— start of DATA FOR THIS TASK —
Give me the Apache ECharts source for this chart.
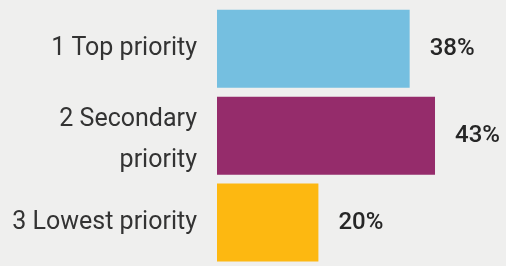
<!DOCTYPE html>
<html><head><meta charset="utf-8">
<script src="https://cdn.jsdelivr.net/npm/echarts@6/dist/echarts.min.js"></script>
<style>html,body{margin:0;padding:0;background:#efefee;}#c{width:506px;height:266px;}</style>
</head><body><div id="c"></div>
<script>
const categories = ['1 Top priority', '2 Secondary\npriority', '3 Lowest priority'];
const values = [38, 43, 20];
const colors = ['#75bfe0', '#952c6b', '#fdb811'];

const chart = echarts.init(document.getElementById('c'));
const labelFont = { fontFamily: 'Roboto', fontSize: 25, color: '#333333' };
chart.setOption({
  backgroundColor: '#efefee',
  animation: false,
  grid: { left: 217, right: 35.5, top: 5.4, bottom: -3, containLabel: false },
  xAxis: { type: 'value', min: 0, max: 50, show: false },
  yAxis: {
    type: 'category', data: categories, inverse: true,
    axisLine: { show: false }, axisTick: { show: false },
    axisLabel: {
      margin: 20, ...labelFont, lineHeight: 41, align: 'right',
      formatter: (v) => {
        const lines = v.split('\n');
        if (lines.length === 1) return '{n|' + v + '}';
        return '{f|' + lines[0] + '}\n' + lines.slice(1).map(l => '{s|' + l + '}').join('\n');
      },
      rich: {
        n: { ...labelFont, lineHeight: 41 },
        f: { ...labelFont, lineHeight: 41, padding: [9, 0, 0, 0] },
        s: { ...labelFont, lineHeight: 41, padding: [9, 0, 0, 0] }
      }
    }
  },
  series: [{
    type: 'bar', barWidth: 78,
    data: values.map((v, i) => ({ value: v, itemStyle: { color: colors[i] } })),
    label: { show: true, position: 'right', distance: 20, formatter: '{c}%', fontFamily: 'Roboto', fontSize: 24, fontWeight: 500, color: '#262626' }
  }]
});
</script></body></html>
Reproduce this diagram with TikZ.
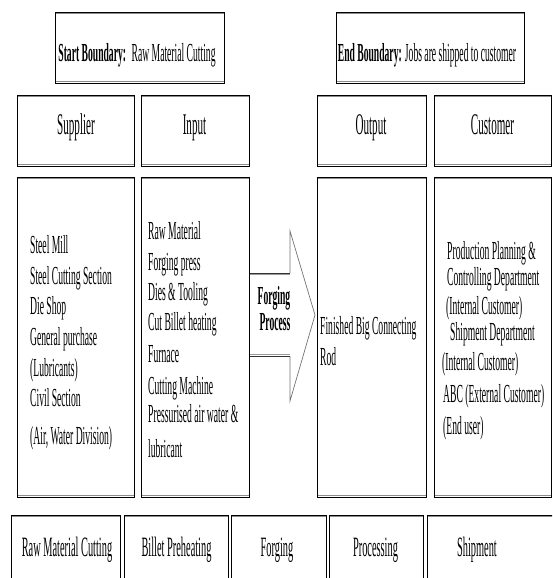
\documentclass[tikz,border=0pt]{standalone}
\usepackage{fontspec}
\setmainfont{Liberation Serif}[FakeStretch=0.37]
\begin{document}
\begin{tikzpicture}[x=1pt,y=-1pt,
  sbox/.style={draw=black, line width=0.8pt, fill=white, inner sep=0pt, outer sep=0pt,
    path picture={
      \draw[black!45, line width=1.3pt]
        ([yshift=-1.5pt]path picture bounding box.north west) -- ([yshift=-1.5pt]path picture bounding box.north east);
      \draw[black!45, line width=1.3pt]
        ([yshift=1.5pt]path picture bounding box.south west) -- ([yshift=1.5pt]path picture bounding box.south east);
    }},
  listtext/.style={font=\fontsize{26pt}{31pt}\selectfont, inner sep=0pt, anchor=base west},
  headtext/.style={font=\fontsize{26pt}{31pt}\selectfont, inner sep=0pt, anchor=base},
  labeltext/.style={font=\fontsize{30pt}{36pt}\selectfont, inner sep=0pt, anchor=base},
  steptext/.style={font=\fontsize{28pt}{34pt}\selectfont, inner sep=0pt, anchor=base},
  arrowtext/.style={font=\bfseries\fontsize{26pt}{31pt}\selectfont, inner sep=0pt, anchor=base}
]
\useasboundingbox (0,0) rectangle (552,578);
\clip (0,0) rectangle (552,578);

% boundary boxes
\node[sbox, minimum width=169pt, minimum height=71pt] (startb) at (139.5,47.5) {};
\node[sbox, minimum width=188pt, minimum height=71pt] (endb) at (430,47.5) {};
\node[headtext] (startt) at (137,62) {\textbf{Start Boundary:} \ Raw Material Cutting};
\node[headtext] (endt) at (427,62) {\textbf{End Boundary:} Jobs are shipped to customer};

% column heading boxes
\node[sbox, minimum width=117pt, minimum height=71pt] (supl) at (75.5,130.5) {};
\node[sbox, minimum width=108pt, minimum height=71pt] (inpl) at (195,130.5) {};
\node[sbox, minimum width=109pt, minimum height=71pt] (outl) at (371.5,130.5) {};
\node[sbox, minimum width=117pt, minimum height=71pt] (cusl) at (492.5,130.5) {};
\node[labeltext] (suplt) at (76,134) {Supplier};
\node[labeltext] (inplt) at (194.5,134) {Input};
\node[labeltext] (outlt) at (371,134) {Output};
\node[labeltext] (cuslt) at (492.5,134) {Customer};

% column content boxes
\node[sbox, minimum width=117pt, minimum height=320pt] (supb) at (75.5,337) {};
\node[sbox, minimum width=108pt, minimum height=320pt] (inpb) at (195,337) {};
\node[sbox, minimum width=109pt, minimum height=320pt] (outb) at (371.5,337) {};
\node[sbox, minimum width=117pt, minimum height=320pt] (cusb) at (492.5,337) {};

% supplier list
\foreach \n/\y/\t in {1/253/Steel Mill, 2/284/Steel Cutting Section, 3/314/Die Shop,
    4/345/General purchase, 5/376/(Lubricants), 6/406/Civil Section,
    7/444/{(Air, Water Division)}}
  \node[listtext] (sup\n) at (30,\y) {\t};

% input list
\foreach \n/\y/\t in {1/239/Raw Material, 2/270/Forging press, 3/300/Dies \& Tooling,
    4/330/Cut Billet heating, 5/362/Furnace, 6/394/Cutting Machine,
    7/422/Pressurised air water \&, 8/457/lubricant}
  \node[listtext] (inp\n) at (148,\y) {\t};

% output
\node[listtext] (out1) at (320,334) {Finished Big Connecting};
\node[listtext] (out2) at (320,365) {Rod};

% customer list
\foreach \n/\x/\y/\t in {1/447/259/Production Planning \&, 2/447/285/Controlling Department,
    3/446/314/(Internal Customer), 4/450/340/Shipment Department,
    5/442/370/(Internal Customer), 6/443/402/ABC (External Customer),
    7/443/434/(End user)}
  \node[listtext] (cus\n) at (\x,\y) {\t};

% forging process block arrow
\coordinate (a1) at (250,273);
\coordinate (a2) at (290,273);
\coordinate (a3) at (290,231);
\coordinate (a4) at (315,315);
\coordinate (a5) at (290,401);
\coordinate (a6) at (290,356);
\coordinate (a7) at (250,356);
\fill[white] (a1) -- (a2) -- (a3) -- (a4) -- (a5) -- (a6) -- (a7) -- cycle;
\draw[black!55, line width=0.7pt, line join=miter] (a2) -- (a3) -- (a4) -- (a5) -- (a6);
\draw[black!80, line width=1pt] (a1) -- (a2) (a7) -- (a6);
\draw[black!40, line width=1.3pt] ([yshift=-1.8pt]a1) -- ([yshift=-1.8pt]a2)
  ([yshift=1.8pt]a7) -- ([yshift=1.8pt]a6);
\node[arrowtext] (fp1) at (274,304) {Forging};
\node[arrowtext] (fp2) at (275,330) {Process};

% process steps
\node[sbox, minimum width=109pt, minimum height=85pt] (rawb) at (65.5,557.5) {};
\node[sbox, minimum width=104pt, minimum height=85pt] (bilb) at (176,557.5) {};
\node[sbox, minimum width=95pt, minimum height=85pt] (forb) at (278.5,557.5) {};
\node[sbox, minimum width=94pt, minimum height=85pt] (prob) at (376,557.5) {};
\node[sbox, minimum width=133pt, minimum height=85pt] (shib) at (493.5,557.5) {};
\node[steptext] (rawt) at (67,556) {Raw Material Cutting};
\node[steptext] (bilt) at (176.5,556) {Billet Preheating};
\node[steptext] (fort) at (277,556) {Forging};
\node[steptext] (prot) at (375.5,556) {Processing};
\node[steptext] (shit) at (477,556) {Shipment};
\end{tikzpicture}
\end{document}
— end of DATA FOR THIS TASK —
▶ [GOAL OF THE EXERCISE]:
Without the pictures, restate all the entries above exactly.

▶ [SOLUTION FOR THIS TASK]:
Give me the Apache ECharts source for this chart.
<!DOCTYPE html>
<html><head><meta charset="utf-8">
<script src="https://cdn.jsdelivr.net/npm/echarts@6/dist/echarts.min.js"></script>
<style>html,body{margin:0;padding:0;background:#efefee;}#c{width:506px;height:266px;}</style>
</head><body><div id="c"></div>
<script>
const categories = ['1 Top priority', '2 Secondary\npriority', '3 Lowest priority'];
const values = [38, 43, 20];
const colors = ['#75bfe0', '#952c6b', '#fdb811'];

const chart = echarts.init(document.getElementById('c'));
const labelFont = { fontFamily: 'Roboto', fontSize: 25, color: '#333333' };
chart.setOption({
  backgroundColor: '#efefee',
  animation: false,
  grid: { left: 217, right: 35.5, top: 5.4, bottom: -3, containLabel: false },
  xAxis: { type: 'value', min: 0, max: 50, show: false },
  yAxis: {
    type: 'category', data: categories, inverse: true,
    axisLine: { show: false }, axisTick: { show: false },
    axisLabel: {
      margin: 20, ...labelFont, lineHeight: 41, align: 'right',
      formatter: (v) => {
        const lines = v.split('\n');
        if (lines.length === 1) return '{n|' + v + '}';
        return '{f|' + lines[0] + '}\n' + lines.slice(1).map(l => '{s|' + l + '}').join('\n');
      },
      rich: {
        n: { ...labelFont, lineHeight: 41 },
        f: { ...labelFont, lineHeight: 41, padding: [9, 0, 0, 0] },
        s: { ...labelFont, lineHeight: 41, padding: [9, 0, 0, 0] }
      }
    }
  },
  series: [{
    type: 'bar', barWidth: 78,
    data: values.map((v, i) => ({ value: v, itemStyle: { color: colors[i] } })),
    label: { show: true, position: 'right', distance: 20, formatter: '{c}%', fontFamily: 'Roboto', fontSize: 24, fontWeight: 500, color: '#262626' }
  }]
});
</script></body></html>
Reproduce this diagram with TikZ.
\documentclass[tikz,border=0pt]{standalone}
\usepackage{fontspec}
\setmainfont{Liberation Serif}[FakeStretch=0.37]
\begin{document}
\begin{tikzpicture}[x=1pt,y=-1pt,
  sbox/.style={draw=black, line width=0.8pt, fill=white, inner sep=0pt, outer sep=0pt,
    path picture={
      \draw[black!45, line width=1.3pt]
        ([yshift=-1.5pt]path picture bounding box.north west) -- ([yshift=-1.5pt]path picture bounding box.north east);
      \draw[black!45, line width=1.3pt]
        ([yshift=1.5pt]path picture bounding box.south west) -- ([yshift=1.5pt]path picture bounding box.south east);
    }},
  listtext/.style={font=\fontsize{26pt}{31pt}\selectfont, inner sep=0pt, anchor=base west},
  headtext/.style={font=\fontsize{26pt}{31pt}\selectfont, inner sep=0pt, anchor=base},
  labeltext/.style={font=\fontsize{30pt}{36pt}\selectfont, inner sep=0pt, anchor=base},
  steptext/.style={font=\fontsize{28pt}{34pt}\selectfont, inner sep=0pt, anchor=base},
  arrowtext/.style={font=\bfseries\fontsize{26pt}{31pt}\selectfont, inner sep=0pt, anchor=base}
]
\useasboundingbox (0,0) rectangle (552,578);
\clip (0,0) rectangle (552,578);

% boundary boxes
\node[sbox, minimum width=169pt, minimum height=71pt] (startb) at (139.5,47.5) {};
\node[sbox, minimum width=188pt, minimum height=71pt] (endb) at (430,47.5) {};
\node[headtext] (startt) at (137,62) {\textbf{Start Boundary:} \ Raw Material Cutting};
\node[headtext] (endt) at (427,62) {\textbf{End Boundary:} Jobs are shipped to customer};

% column heading boxes
\node[sbox, minimum width=117pt, minimum height=71pt] (supl) at (75.5,130.5) {};
\node[sbox, minimum width=108pt, minimum height=71pt] (inpl) at (195,130.5) {};
\node[sbox, minimum width=109pt, minimum height=71pt] (outl) at (371.5,130.5) {};
\node[sbox, minimum width=117pt, minimum height=71pt] (cusl) at (492.5,130.5) {};
\node[labeltext] (suplt) at (76,134) {Supplier};
\node[labeltext] (inplt) at (194.5,134) {Input};
\node[labeltext] (outlt) at (371,134) {Output};
\node[labeltext] (cuslt) at (492.5,134) {Customer};

% column content boxes
\node[sbox, minimum width=117pt, minimum height=320pt] (supb) at (75.5,337) {};
\node[sbox, minimum width=108pt, minimum height=320pt] (inpb) at (195,337) {};
\node[sbox, minimum width=109pt, minimum height=320pt] (outb) at (371.5,337) {};
\node[sbox, minimum width=117pt, minimum height=320pt] (cusb) at (492.5,337) {};

% supplier list
\foreach \n/\y/\t in {1/253/Steel Mill, 2/284/Steel Cutting Section, 3/314/Die Shop,
    4/345/General purchase, 5/376/(Lubricants), 6/406/Civil Section,
    7/444/{(Air, Water Division)}}
  \node[listtext] (sup\n) at (30,\y) {\t};

% input list
\foreach \n/\y/\t in {1/239/Raw Material, 2/270/Forging press, 3/300/Dies \& Tooling,
    4/330/Cut Billet heating, 5/362/Furnace, 6/394/Cutting Machine,
    7/422/Pressurised air water \&, 8/457/lubricant}
  \node[listtext] (inp\n) at (148,\y) {\t};

% output
\node[listtext] (out1) at (320,334) {Finished Big Connecting};
\node[listtext] (out2) at (320,365) {Rod};

% customer list
\foreach \n/\x/\y/\t in {1/447/259/Production Planning \&, 2/447/285/Controlling Department,
    3/446/314/(Internal Customer), 4/450/340/Shipment Department,
    5/442/370/(Internal Customer), 6/443/402/ABC (External Customer),
    7/443/434/(End user)}
  \node[listtext] (cus\n) at (\x,\y) {\t};

% forging process block arrow
\coordinate (a1) at (250,273);
\coordinate (a2) at (290,273);
\coordinate (a3) at (290,231);
\coordinate (a4) at (315,315);
\coordinate (a5) at (290,401);
\coordinate (a6) at (290,356);
\coordinate (a7) at (250,356);
\fill[white] (a1) -- (a2) -- (a3) -- (a4) -- (a5) -- (a6) -- (a7) -- cycle;
\draw[black!55, line width=0.7pt, line join=miter] (a2) -- (a3) -- (a4) -- (a5) -- (a6);
\draw[black!80, line width=1pt] (a1) -- (a2) (a7) -- (a6);
\draw[black!40, line width=1.3pt] ([yshift=-1.8pt]a1) -- ([yshift=-1.8pt]a2)
  ([yshift=1.8pt]a7) -- ([yshift=1.8pt]a6);
\node[arrowtext] (fp1) at (274,304) {Forging};
\node[arrowtext] (fp2) at (275,330) {Process};

% process steps
\node[sbox, minimum width=109pt, minimum height=85pt] (rawb) at (65.5,557.5) {};
\node[sbox, minimum width=104pt, minimum height=85pt] (bilb) at (176,557.5) {};
\node[sbox, minimum width=95pt, minimum height=85pt] (forb) at (278.5,557.5) {};
\node[sbox, minimum width=94pt, minimum height=85pt] (prob) at (376,557.5) {};
\node[sbox, minimum width=133pt, minimum height=85pt] (shib) at (493.5,557.5) {};
\node[steptext] (rawt) at (67,556) {Raw Material Cutting};
\node[steptext] (bilt) at (176.5,556) {Billet Preheating};
\node[steptext] (fort) at (277,556) {Forging};
\node[steptext] (prot) at (375.5,556) {Processing};
\node[steptext] (shit) at (477,556) {Shipment};
\end{tikzpicture}
\end{document}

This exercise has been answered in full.